+++ Information given

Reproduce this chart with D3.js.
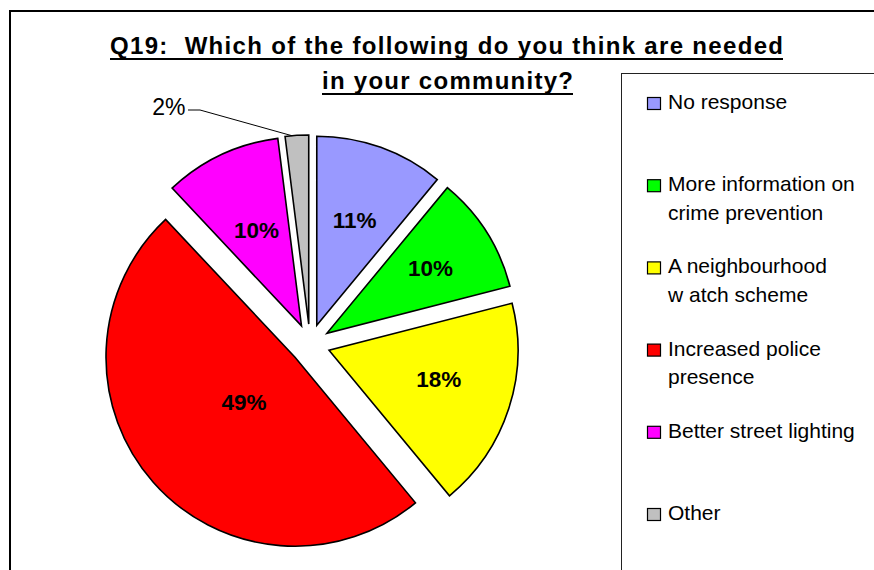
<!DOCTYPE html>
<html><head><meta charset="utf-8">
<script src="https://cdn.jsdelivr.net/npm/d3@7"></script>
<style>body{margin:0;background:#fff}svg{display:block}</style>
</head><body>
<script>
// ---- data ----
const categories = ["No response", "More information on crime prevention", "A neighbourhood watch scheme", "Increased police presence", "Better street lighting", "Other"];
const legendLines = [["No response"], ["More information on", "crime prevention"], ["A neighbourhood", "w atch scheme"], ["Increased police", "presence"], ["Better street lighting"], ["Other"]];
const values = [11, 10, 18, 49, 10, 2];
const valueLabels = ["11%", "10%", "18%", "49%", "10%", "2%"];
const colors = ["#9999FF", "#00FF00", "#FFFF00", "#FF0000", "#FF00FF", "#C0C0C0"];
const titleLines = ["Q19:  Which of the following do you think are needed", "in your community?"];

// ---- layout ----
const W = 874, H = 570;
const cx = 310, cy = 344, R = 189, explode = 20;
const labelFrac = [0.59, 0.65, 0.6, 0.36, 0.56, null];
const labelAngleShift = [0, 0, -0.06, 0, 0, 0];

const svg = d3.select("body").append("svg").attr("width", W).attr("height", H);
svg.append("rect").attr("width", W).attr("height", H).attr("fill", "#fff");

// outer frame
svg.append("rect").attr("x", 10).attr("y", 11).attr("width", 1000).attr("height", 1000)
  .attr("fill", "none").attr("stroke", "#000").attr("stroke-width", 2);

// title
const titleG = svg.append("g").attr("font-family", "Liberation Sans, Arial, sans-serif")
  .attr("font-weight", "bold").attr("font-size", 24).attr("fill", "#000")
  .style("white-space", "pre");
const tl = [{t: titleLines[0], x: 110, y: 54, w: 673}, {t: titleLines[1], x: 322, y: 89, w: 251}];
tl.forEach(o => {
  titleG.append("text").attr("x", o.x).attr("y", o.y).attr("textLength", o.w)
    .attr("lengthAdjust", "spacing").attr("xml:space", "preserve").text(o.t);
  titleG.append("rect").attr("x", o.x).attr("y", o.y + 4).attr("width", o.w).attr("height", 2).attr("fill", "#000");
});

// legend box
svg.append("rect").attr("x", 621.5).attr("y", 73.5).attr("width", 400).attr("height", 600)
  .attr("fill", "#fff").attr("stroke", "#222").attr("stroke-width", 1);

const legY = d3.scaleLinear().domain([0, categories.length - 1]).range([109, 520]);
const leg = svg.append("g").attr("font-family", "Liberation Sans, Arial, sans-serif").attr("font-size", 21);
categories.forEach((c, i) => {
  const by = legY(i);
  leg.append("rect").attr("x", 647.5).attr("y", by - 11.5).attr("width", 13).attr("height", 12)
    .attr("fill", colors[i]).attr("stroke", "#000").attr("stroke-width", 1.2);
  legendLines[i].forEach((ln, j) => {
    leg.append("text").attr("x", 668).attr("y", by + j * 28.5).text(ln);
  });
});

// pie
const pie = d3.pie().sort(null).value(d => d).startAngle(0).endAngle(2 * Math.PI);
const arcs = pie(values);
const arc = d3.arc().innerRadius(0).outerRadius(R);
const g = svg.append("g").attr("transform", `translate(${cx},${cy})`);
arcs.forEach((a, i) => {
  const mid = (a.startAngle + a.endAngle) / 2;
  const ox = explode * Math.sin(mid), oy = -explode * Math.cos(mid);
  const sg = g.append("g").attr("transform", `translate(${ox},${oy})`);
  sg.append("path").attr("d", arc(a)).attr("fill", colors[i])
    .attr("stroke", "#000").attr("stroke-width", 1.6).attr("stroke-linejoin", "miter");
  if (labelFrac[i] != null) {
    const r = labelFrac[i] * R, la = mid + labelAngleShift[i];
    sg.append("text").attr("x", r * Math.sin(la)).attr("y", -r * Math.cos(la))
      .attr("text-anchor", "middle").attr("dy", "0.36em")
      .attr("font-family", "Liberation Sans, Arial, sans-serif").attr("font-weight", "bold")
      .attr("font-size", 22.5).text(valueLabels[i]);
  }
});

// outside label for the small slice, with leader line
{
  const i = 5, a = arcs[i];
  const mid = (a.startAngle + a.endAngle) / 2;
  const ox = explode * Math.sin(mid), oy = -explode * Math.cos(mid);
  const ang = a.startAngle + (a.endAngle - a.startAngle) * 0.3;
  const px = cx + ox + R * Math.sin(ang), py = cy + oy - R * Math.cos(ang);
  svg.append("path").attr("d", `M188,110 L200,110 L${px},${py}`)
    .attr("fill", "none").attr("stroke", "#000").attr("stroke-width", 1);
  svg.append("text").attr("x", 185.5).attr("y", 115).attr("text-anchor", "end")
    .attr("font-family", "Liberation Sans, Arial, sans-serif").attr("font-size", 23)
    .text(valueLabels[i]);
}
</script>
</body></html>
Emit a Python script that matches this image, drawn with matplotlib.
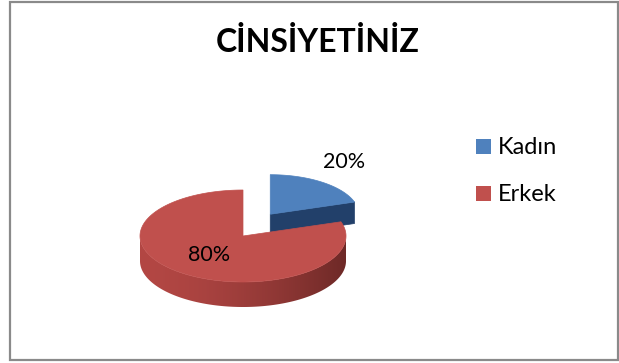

++++++

**Aim of the task:**
Filter the entries down to the lines containing "with". Copy each of those lines.

**Response:**
Reproduce this chart with D3.js.
// outside label for the small slice, with leader line
Emit a Python script that matches this image, drawn with matplotlib.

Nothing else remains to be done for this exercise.